Bat Removal
While they get a bad reputation as blood-sucking beasts or transforming vampires, bats are relatively harmless creatures. However, they can be a real annoyance and potentially spread rabies. If you think you have bats in your house, you need to know how to handle them before they nest and breed in your home.
The Truth About Bats
Bats, despite their ability to fly, are common mammals in North America. Nearly all bats eat fruit and insects. In fact, eating insects makes bats an important part of insect control and essential to the ecosystem.
These winged creatures thrive in areas with lots of food and shelter and are attracted to dark, quiet spaces away from predators. Natural habitats include caves and other secluded areas, like barns, attics and sheds.

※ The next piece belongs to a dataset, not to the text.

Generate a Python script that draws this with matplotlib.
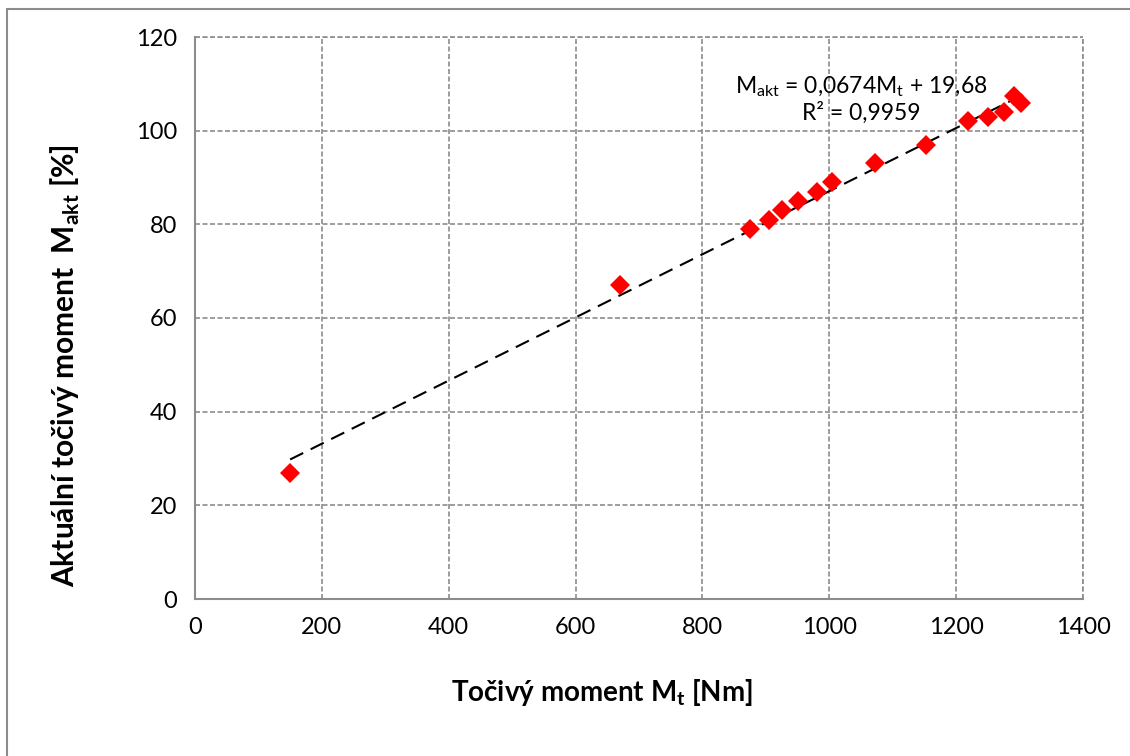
import numpy as np
import matplotlib.pyplot as plt
from matplotlib.patches import Rectangle

torque_nm = [150, 670, 875, 905, 925, 950, 980, 1005, 1072, 1152, 1218, 1250, 1275, 1292, 1303]
torque_pct = [27, 67, 79, 81, 83, 85, 87, 89, 93, 97, 102, 103, 104, 107.3, 106]

# linear trend from the chart label
slope = 0.0674
intercept = 19.68

x_ticks = [0, 200, 400, 600, 800, 1000, 1200, 1400]
y_ticks = [0, 20, 40, 60, 80, 100, 120]

plt.rcParams['font.family'] = ['Lato', 'DejaVu Sans']

fig = plt.figure(figsize=(11.3, 7.56), dpi=100)
ax = fig.add_axes([195 / 1130, 157 / 756, 888 / 1130, 562 / 756])

# grey chart border (only left/top visible in the reference)
fig.patches.append(Rectangle((7 / 1130, -0.1), 1.2, (756 - 9) / 756 + 0.1,
                             transform=fig.transFigure, fill=False,
                             edgecolor='#8c8c8c', linewidth=1.5))

# trend line over the data range
x_fit = np.array([min(torque_nm), max(torque_nm)])
ax.plot(x_fit, slope * x_fit + intercept, color='black', linewidth=1.5,
        dashes=(7, 4), zorder=3)

ax.plot(torque_nm, torque_pct, linestyle='none', marker='D', markersize=10,
        color='#ff0000', markeredgewidth=0, zorder=4)

ax.set_xlim(0, 1400)
ax.set_ylim(0, 120)
ax.set_xticks(x_ticks)
ax.set_yticks(y_ticks)
ax.grid(True, color='#8c8c8c', linestyle=(0, (3, 1.5)), linewidth=1.2)
ax.set_axisbelow(True)

# dashed border lines at the top and right, solid left and bottom
for side in ['top', 'right']:
    ax.spines[side].set_visible(False)
ax.axhline(120, color='#8c8c8c', linestyle=(0, (3, 1.5)), linewidth=1.2, clip_on=False)
ax.axvline(1400, color='#8c8c8c', linestyle=(0, (3, 1.5)), linewidth=1.2, clip_on=False)
for side in ['left', 'bottom']:
    ax.spines[side].set_color('#8c8c8c')
    ax.spines[side].set_linewidth(1.5)

ax.tick_params(length=0, labelsize=17, pad=13)

ax.set_xlabel('Točivý moment M$_\\mathregular{t}$ [Nm]', fontsize=20,
              fontweight='bold')
ax.set_ylabel('Aktuální točivý moment  M$_\\mathregular{akt}$ [%]', fontsize=21.5,
              fontweight='bold')
ax.xaxis.set_label_coords(0.458, -0.138)
ax.yaxis.set_label_coords(-0.127, 0.416)

ax.text(1050, 101.5, 'M$_\\mathregular{akt}$ = 0,0674M$_\\mathregular{t}$ + 19,68\nR² = 0,9959',
        fontsize=16.5, ha='center', va='bottom', multialignment='center',
        linespacing=1.15)

fig.savefig('out.png', dpi=100)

Roosting for bats occurs for three reasons: eating, sleeping and breeding. Bats are often seen hanging upside down from rafters and trees in order to digest the previous night’s meal.
In colder climates, bats want to live in stable weather conditions and will wait out the cold season by huddling together in groups and hibernating. During the mating season, bats seek out protected environments for nursery colonies. Female bats will share the same roost and create a colony of bat babies.
What to Do When You Find Bats
Since bats can fit into half-inch openings, practically every manmade structure is a veritable hiding place. Some of the more common places you could find bats are in attics, barns, storage sheds and unused structures like a dog house, along with chimneys, sidings, soffits, roof tiles and eaves.
When you actually find a bat, whether it flies into your house or rests somewhere in or around your property, you do not want to handle it. Bats are shy, meek animals and do their best not to come into contact with humans.
If you try to grab the bat, you are setting yourself up for bat bites, which can lead to rabies. Although few bats actually have rabies, it’s still possible, considering over half of rabies cases each year are from bat bites. Do not touch or handle the bats and be very careful when you’re close to them.
Removing Bats
If a bat is in your house, seal it off from the rest of the house by closing the doors. The bat is probably very scared, so if you leave all the windows and doors open, it will get the message and leave on its own. Those who try to capture a bat should not use bare hands. Get heavy work gloves and a small container, such as a coffee can, to trap the bat and release it outside.
Roosting bats need the help an expert exterminator or pest control agency. Hundreds of bats live together at any given time. If you notice droppings or dark smudges in places like a barn or shed, call someone who can use exclusion methods to force the bats to leave without coming back.